Há
na presença de um cagalhão no meio de uma multidão uma irrupção ontológica que
poucos ousam considerar com a devida reverência. Os mais superficiais vêem
apenas excremento; os mais atentos pressentem um vestígio do Absoluto, um rasto
de matéria que, tendo sido corpo, ousa permanecer quando o corpo já partiu.
O cagalhão, desprezado, escarnecido, impõe-se, todavia, como um sinal. Ele não é apenas o que resta da digestão, mas o que resta do Ser quando o Ser já não se pode justificar senão pela sua consequência mais inadiável, a expulsão. Ali, no chão de calçada onde pisam os distraídos e os apressados, jaz um manifesto contra a transcendência. A sua existência grita "Fui parte de alguém. Fui quente. Fui necessário. Agora sou repulsa e espanto."
Na multidão, esse humilde dejecto interrompe o fluxo do real; faz-se intervalo. Onde antes havia apenas o ruído indistinto de passos, murmúrios e afazeres, instala-se o silêncio horrorizado, o desvio súbito, o levantar da saia, o puxar da criança. O cagalhão obriga à consciência do caminho, como se dissesse “Atenção, passais por mim como passais pela vida, de olhar para cima, sem ver o que importa.”

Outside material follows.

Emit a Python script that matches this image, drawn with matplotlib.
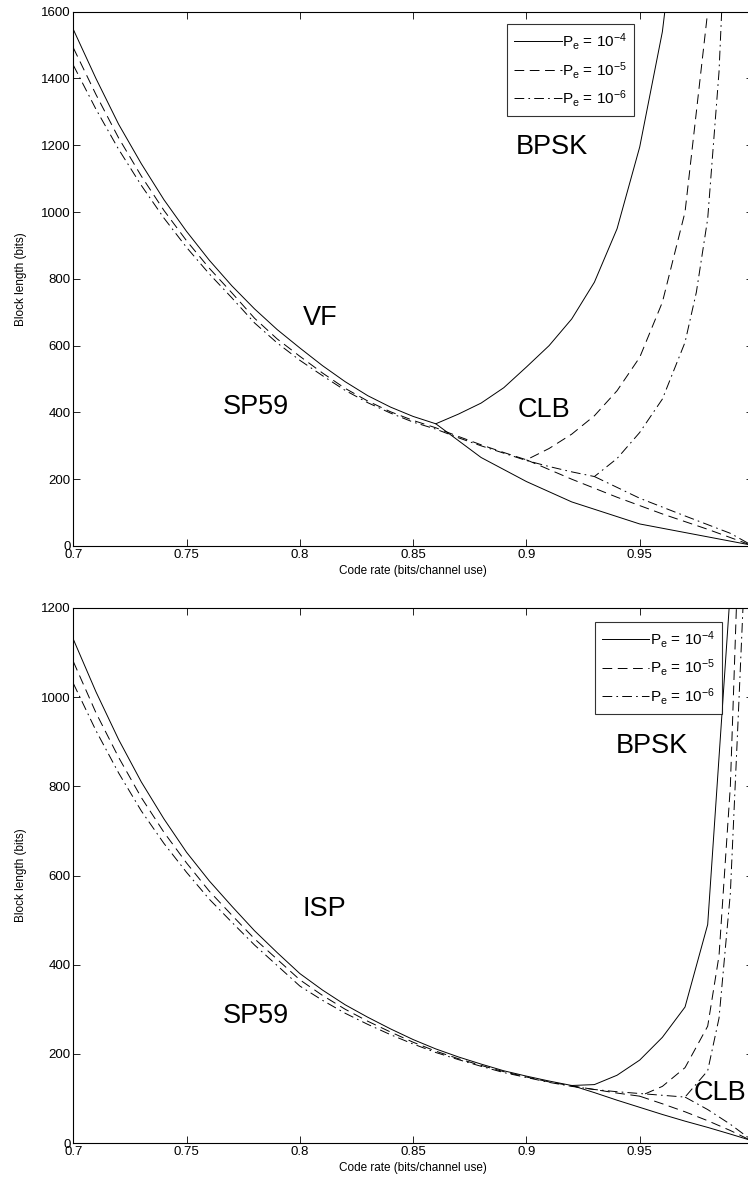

Há quem diga que o cagalhão é democrático porque nivela o banqueiro e o mendigo, o académico e o carteirista. Nenhum deles o evita sem alterar o passo. Nenhum ousa negá-lo sem se desmentir a si mesmo. Se há algo que nos torna humanos, mais do que a razão, mais do que a linguagem, é o cagalhão e o constrangimento que provoca perante a merda.
Por vezes, o cagalhão no meio da multidão não é apenas literal. É símbolo, é um intruso, um excluído, que não devia estar ali mas insiste em estar. É o filósofo entre contabilistas, o poeta num congresso de engenheiros, o louco na assembleia da razão. A sua função é desestabilizar, incomodar, recordar que a realidade não é higiénica, nem linear, nem confortável. É, antes, fecal e fecunda.
E se, porventura, o cagalhão for pisado, ai! Então opera-se a catarse. A multidão, unida na repulsa, partilha o rito da tragédia, o infortúnio de um revela a fragilidade de todos. E, por instantes, somos comunidade. Não de ideias, não de afectos, mas de nojo. Uma comunhão visceral.
Assim,
o cagalhão no meio da multidão não deve ser removido com pressa, mas
contemplado como metáfora. Ele é a matéria caída que se ergue em sentido. O que
foi deixado para trás, mas nos confronta com o que somos. O que sai de nós, mas
nos devolve a nós.
Em última análise, quem nunca reflectiu sobre um cagalhão talvez não esteja verdadeiramente apto a compreender a condição humana.